Given problem: Isolate every line in the data with the string "image" and copy it.

Excerpted data:
• • • • •
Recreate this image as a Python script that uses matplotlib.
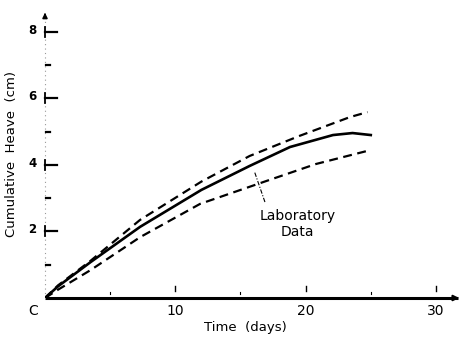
• • • • •
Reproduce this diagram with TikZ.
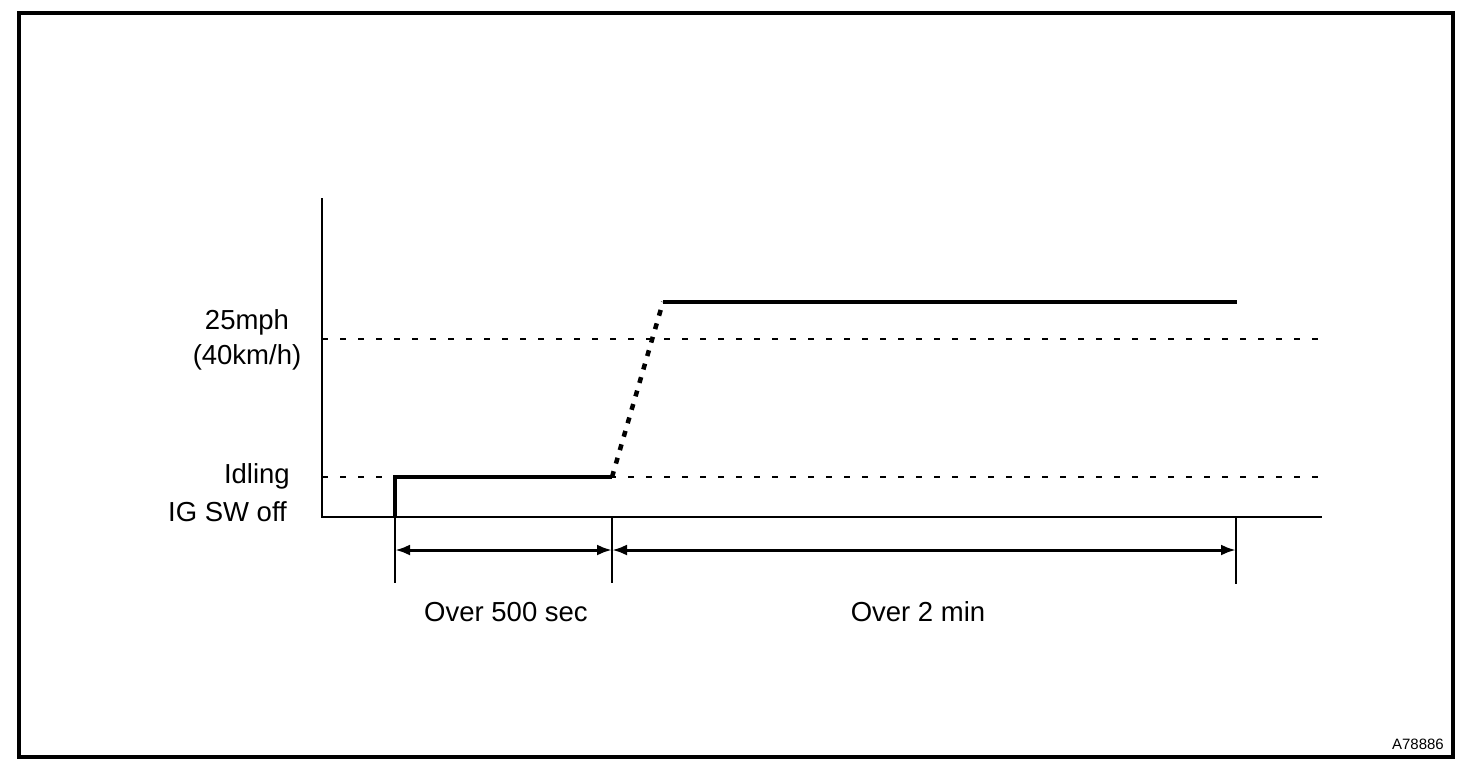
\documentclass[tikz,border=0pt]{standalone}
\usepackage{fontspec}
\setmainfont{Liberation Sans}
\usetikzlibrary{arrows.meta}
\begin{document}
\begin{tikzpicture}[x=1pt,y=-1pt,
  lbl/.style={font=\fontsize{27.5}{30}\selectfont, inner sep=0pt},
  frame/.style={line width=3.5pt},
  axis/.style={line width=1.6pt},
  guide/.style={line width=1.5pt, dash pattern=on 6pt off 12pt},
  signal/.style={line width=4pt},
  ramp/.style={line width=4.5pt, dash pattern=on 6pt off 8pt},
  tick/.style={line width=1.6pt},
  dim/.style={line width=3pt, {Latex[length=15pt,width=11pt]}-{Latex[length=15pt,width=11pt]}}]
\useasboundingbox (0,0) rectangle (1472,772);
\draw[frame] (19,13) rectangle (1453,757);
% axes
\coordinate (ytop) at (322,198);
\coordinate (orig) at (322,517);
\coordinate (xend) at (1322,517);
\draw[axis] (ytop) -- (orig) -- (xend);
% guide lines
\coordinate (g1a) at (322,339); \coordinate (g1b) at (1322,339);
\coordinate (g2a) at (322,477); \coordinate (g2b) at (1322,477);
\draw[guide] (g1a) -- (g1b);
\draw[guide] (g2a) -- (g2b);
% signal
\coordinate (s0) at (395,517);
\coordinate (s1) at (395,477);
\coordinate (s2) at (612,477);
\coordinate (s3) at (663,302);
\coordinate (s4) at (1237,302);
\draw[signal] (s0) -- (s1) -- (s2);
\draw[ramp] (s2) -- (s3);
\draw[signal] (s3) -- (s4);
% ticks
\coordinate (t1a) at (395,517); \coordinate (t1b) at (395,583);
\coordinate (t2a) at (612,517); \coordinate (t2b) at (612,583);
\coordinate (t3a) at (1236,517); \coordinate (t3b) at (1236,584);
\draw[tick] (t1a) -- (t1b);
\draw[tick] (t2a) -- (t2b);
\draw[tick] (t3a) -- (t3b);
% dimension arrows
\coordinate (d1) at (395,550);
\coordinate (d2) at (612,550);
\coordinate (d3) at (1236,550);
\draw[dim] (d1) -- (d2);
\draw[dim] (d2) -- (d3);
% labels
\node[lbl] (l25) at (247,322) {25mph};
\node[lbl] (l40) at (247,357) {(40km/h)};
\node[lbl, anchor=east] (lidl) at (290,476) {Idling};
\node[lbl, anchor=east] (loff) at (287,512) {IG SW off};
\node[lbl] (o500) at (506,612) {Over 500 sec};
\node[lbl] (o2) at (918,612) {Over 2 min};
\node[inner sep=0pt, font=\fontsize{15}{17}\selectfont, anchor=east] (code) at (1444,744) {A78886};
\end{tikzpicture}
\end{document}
• • • • •
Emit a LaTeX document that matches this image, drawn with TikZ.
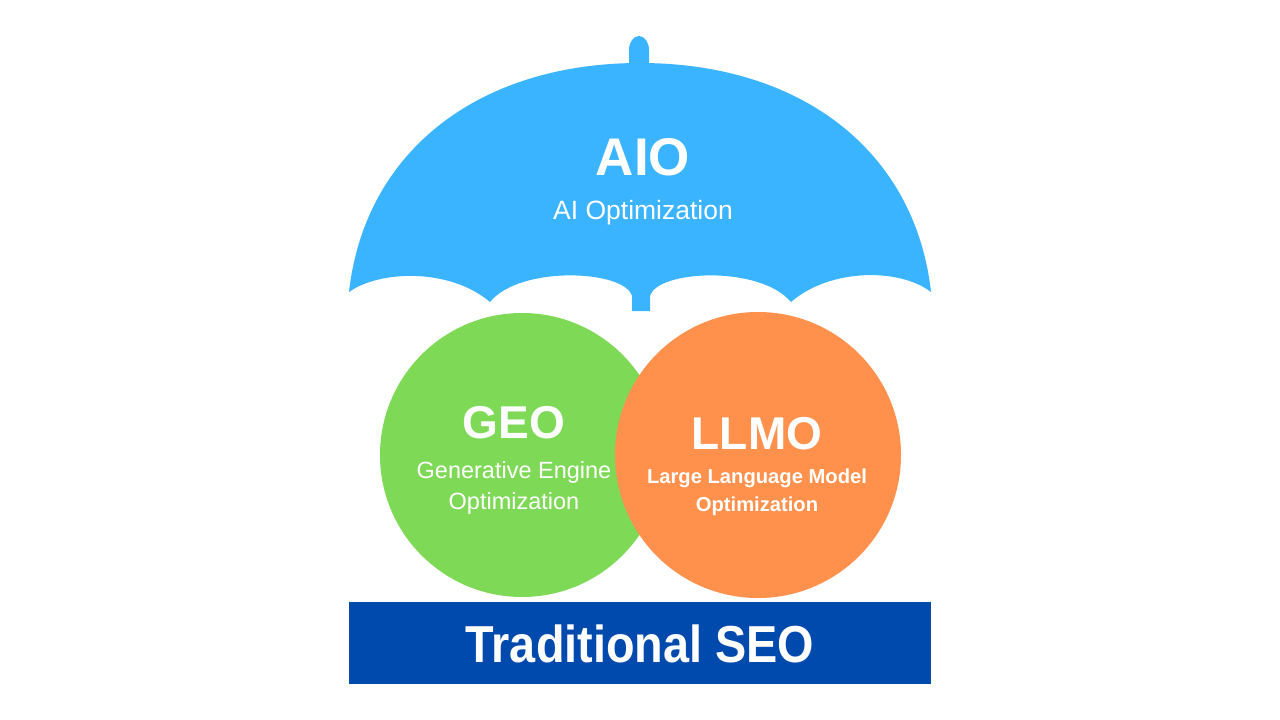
• • • • •
Answer to this exercise:
Recreate this image as a Python script that uses matplotlib.
Emit a LaTeX document that matches this image, drawn with TikZ.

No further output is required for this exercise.